:: Objective ::
In the lines below, output everything from the first line through the line containing "const ecapLabelDy = [16, 20, 19, 16];" exactly as it is. Pictures are not part of the output.

━━━━━━━━━━━━━━━━━━━━━━━━━━━━━━

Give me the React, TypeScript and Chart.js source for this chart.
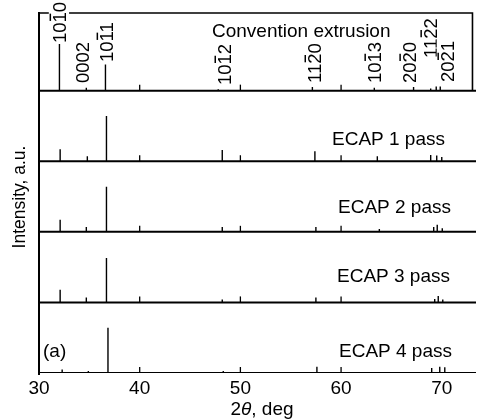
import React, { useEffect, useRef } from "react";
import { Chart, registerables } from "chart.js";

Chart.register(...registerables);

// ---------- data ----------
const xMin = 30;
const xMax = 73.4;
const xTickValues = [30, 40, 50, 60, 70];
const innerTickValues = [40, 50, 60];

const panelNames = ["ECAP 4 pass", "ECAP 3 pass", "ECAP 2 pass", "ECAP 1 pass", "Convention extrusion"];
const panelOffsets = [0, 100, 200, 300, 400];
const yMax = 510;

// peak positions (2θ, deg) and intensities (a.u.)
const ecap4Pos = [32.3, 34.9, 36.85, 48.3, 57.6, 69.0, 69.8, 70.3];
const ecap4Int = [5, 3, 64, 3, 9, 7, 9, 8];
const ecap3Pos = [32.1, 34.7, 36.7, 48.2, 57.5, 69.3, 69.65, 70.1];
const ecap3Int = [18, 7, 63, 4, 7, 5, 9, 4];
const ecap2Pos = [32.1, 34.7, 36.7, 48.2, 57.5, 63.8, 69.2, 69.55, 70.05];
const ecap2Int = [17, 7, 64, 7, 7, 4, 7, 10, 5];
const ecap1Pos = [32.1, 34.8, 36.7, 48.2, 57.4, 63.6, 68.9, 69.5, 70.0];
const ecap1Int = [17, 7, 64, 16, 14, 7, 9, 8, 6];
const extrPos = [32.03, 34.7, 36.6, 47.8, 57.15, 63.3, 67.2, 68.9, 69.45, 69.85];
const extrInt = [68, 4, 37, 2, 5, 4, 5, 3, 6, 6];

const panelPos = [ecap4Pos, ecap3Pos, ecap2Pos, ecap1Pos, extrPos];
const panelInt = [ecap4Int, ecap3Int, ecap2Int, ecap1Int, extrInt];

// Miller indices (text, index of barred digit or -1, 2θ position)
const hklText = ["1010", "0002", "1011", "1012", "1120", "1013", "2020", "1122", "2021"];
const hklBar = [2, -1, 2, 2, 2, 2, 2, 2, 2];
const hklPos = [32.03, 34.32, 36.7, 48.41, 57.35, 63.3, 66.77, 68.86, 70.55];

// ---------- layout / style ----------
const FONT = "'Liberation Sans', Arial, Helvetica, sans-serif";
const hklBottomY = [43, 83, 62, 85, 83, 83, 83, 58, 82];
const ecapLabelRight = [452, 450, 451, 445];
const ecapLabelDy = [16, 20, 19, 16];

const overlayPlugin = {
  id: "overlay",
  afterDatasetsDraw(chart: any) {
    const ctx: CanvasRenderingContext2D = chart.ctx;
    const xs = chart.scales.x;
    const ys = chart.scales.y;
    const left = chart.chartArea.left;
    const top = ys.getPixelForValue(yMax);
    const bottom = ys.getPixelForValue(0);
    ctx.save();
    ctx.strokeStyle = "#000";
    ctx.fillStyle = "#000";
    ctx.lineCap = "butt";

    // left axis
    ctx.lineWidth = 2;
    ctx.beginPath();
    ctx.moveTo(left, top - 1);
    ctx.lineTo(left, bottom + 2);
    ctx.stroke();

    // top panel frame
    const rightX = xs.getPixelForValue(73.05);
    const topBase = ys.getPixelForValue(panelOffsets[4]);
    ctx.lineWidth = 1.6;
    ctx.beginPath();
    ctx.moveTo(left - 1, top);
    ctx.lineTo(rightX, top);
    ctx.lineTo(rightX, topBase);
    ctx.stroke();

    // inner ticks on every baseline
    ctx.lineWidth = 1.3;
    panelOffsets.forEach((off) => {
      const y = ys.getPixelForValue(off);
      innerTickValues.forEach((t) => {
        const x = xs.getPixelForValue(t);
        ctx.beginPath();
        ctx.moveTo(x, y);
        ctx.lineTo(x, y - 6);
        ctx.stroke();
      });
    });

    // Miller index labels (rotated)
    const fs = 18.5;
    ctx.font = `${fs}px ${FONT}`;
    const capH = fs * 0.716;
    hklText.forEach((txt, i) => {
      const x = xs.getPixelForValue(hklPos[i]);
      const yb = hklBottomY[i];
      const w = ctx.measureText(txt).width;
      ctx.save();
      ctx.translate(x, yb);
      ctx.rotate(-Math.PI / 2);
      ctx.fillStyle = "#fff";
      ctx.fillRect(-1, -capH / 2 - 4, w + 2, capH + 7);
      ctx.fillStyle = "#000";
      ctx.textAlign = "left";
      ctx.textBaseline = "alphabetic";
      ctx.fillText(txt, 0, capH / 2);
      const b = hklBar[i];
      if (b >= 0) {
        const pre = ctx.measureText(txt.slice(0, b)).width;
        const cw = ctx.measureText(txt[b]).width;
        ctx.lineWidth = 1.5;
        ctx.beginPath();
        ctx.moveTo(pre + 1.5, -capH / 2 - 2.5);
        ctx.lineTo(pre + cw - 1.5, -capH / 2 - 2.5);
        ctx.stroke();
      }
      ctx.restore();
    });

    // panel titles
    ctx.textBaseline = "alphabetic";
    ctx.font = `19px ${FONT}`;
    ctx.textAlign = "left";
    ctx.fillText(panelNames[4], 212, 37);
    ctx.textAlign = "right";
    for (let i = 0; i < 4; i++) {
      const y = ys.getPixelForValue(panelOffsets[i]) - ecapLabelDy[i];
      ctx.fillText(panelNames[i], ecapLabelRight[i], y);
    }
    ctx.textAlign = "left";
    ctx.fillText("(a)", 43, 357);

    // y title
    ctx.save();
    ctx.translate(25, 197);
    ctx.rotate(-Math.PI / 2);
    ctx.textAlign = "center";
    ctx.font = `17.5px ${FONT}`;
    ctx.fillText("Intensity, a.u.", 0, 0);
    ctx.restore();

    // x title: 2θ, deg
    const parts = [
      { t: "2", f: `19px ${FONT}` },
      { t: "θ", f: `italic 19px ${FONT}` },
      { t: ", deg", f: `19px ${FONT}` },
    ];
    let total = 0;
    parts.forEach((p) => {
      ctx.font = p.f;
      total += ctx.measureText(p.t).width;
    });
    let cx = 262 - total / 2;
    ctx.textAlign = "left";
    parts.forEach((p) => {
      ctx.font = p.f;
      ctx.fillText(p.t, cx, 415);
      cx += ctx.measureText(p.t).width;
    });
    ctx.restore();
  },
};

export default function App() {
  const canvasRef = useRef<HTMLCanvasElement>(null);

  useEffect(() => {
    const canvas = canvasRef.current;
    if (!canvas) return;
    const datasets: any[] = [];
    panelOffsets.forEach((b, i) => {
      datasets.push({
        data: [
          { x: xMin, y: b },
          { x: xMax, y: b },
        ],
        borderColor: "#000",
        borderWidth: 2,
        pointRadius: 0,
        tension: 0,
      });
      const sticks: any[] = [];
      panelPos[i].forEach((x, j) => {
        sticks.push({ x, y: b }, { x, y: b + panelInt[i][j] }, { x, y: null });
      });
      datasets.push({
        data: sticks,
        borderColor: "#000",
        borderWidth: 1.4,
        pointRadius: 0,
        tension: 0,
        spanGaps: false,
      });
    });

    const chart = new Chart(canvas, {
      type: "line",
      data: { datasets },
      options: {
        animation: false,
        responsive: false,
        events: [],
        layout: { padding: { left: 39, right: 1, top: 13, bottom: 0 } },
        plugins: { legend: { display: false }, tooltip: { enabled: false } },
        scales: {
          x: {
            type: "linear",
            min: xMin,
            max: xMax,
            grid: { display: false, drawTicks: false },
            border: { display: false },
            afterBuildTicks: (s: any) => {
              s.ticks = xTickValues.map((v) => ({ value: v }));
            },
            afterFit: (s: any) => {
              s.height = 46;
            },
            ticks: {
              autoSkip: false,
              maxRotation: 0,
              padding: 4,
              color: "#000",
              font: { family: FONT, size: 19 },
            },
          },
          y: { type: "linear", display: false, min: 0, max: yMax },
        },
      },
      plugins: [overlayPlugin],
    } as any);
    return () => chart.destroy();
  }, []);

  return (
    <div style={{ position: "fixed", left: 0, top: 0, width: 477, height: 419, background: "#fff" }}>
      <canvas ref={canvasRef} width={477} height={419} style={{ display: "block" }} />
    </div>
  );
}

━━━━━━━━━━━━━━━━━━━━━━━━━━━━━━

:: Answer to this exercise ::
Give me the React, TypeScript and Chart.js source for this chart.
import React, { useEffect, useRef } from "react";
import { Chart, registerables } from "chart.js";

Chart.register(...registerables);

// ---------- data ----------
const xMin = 30;
const xMax = 73.4;
const xTickValues = [30, 40, 50, 60, 70];
const innerTickValues = [40, 50, 60];

const panelNames = ["ECAP 4 pass", "ECAP 3 pass", "ECAP 2 pass", "ECAP 1 pass", "Convention extrusion"];
const panelOffsets = [0, 100, 200, 300, 400];
const yMax = 510;

// peak positions (2θ, deg) and intensities (a.u.)
const ecap4Pos = [32.3, 34.9, 36.85, 48.3, 57.6, 69.0, 69.8, 70.3];
const ecap4Int = [5, 3, 64, 3, 9, 7, 9, 8];
const ecap3Pos = [32.1, 34.7, 36.7, 48.2, 57.5, 69.3, 69.65, 70.1];
const ecap3Int = [18, 7, 63, 4, 7, 5, 9, 4];
const ecap2Pos = [32.1, 34.7, 36.7, 48.2, 57.5, 63.8, 69.2, 69.55, 70.05];
const ecap2Int = [17, 7, 64, 7, 7, 4, 7, 10, 5];
const ecap1Pos = [32.1, 34.8, 36.7, 48.2, 57.4, 63.6, 68.9, 69.5, 70.0];
const ecap1Int = [17, 7, 64, 16, 14, 7, 9, 8, 6];
const extrPos = [32.03, 34.7, 36.6, 47.8, 57.15, 63.3, 67.2, 68.9, 69.45, 69.85];
const extrInt = [68, 4, 37, 2, 5, 4, 5, 3, 6, 6];

const panelPos = [ecap4Pos, ecap3Pos, ecap2Pos, ecap1Pos, extrPos];
const panelInt = [ecap4Int, ecap3Int, ecap2Int, ecap1Int, extrInt];

// Miller indices (text, index of barred digit or -1, 2θ position)
const hklText = ["1010", "0002", "1011", "1012", "1120", "1013", "2020", "1122", "2021"];
const hklBar = [2, -1, 2, 2, 2, 2, 2, 2, 2];
const hklPos = [32.03, 34.32, 36.7, 48.41, 57.35, 63.3, 66.77, 68.86, 70.55];

// ---------- layout / style ----------
const FONT = "'Liberation Sans', Arial, Helvetica, sans-serif";
const hklBottomY = [43, 83, 62, 85, 83, 83, 83, 58, 82];
const ecapLabelRight = [452, 450, 451, 445];
const ecapLabelDy = [16, 20, 19, 16];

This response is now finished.